Any industry dominated by men, specifically white men, leaves little room for inclusive workspaces. Based on her own professional experience in the tech industry and her involvement in mentorship programs, Susanne Tedrick made it her mission to encourage and enable women of color to pursue careers in tech.
Susanne is a Northwestern University grad who received an interdisciplinary degree in communications systems. It was this degree that led her to become a technical sales engineer—a job requiring technical specialties as well as project management and public speaking. Susanne acts as a translator, decoding the technical language to potential investors. It is her job to convey how software can operate in a concise and persuasive manner.
Her love for tech
Her book, titled "Women of Color in Tech: A Blueprint for Inspiring and Mentoring the Next Generation of Technology Innovators", is a culmination of interviews, knowledge and tech know-how. It aims to highlight the diversity of directions one's career can take within the tech industry. Susanne believes it is vital as a tech professional to have both the hard skills (applications taught in the classroom) and the soft skills, a.k.a. people skills, to become successful. But in all honesty, her book is applicable to all women of color looking to move forward in any field.
Her love for computers was not something that developed overnight. During our conversation, she explained how she always had a knack for technology but did not understand how she could make a career out of it. While completing her degree, Susanne volunteered and attended different boot camps. She found joy in giving back and inspiring the younger generation. These aspects, external to the technical side, are what propelled technology from a passion to a profession. For many, like myself, who are somewhat ignorant of the range of jobs within the industry, Susanne wants to make it clear—there is so much more than just coding.
The range of tech careers
She believes some preconceived ideas limit how people see the tech industry. There is this notion that working for a technology company means very little personal interaction or communication. She mentions, "For some people, looking at lines of code for 80 hours a week makes them think, 'Yeah, I don't want to do that'. That's why I loved [how] I was able to explore different things matching my requirements, passions, and talents."
Throughout our chat, I was beginning to realize a person does not have to sacrifice what they like in order to find a challenging and appealing job in tech.
The large company names associated with tech are known as FAANG or Facebook, Amazon, Apple, Netflix and Google. Huge brands that probably see hundreds of applications weekly. While these companies are notable and great, there are many more that are just as innovative and, from Susanne's perspective, in need of female employees of color.
On her blog, she has written about the multiplicity of careers in the tech industry: data science, web design, cybersecurity, technical sales, business analysis, and others. A degree in computer science is not always the sole requirement, but instead, an understanding of contemporary tech issues paired with a different major could lead to a job at a bank, news publication, or clothing brand. By highlighting the many avenues of tech, the hope is to inform and enable women of color to join.

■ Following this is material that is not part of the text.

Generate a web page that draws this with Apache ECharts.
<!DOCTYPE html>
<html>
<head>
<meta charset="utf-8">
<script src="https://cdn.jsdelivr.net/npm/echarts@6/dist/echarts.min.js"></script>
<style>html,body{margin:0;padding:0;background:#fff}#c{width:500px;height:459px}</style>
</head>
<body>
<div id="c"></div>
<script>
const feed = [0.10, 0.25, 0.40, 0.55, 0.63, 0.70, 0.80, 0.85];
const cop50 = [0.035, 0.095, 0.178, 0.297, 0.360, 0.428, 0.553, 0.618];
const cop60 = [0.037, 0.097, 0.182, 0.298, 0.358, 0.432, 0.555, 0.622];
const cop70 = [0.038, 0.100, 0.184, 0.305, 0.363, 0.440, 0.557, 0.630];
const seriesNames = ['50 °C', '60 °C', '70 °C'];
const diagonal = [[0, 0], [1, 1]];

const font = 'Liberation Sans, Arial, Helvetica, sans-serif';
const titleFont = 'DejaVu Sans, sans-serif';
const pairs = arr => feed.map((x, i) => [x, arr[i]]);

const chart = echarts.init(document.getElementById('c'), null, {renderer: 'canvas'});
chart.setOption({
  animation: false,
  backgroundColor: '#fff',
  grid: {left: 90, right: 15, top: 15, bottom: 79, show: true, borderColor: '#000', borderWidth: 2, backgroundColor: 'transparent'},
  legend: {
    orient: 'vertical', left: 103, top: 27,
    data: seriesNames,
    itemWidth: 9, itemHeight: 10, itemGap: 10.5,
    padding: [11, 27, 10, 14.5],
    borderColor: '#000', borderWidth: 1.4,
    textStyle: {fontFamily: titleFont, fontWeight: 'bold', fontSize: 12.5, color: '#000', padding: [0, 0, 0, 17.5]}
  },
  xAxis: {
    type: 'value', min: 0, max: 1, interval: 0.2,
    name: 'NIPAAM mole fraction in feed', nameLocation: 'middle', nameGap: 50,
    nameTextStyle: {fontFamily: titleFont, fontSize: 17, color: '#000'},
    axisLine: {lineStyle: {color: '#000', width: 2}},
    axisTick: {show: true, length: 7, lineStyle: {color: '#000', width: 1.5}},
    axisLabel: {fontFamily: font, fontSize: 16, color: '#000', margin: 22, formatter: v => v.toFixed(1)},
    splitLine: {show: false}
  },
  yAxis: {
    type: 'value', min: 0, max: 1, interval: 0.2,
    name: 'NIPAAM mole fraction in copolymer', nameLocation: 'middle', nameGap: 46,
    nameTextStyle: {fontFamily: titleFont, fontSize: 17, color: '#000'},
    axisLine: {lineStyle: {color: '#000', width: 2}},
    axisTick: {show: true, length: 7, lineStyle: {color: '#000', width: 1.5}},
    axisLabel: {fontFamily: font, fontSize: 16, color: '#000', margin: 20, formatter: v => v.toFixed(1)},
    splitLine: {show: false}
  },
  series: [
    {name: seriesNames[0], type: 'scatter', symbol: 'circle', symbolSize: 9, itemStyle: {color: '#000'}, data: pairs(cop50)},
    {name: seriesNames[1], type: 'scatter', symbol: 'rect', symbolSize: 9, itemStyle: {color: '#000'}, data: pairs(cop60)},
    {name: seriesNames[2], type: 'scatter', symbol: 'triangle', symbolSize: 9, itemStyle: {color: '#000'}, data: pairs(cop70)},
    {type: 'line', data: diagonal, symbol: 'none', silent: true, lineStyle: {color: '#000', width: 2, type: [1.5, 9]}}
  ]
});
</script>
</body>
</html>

The lack of diversity's impact
In one of Susanne's more recent blog posts, "Pivot or Persevere," she wrote about a Twitter thread she came across that detailed a black female software developer's frustration with her white colleagues. This woman was being micromanaged and felt as though she was not being heard. The reactions on Twitter were divided. While all of the responses were sympathetic, some encouraged this woman to forge on despite the difficult work environment, while others thought she should leave the company.
When I asked for her response to this dilemma, Susanne offered, "Women of color are more likely to pursue certain careers if they see their counterparts or people with shared experiences in them [and] being successful. But at the same time, this is just one who is [being asked to] take on the hopes of society." While it is vital to make tech a more inclusive space, it should not fall on the shoulders of one or two women.
The purpose behind the passion
Her writing illustrates that there is no right answer to this situation. Instead, it is dependent on the individual woman and her financial and emotional capacity. Nonetheless, Susanne has made it clear throughout her career she has seen very little diversity. She hopes in the years to come, she can witness a gradual change in both innovation and representation.
Her new book is an informative and impressive analysis of the current state of demographics in the tech industry. She is able to provide an optimistic tone that will most definitely spark change.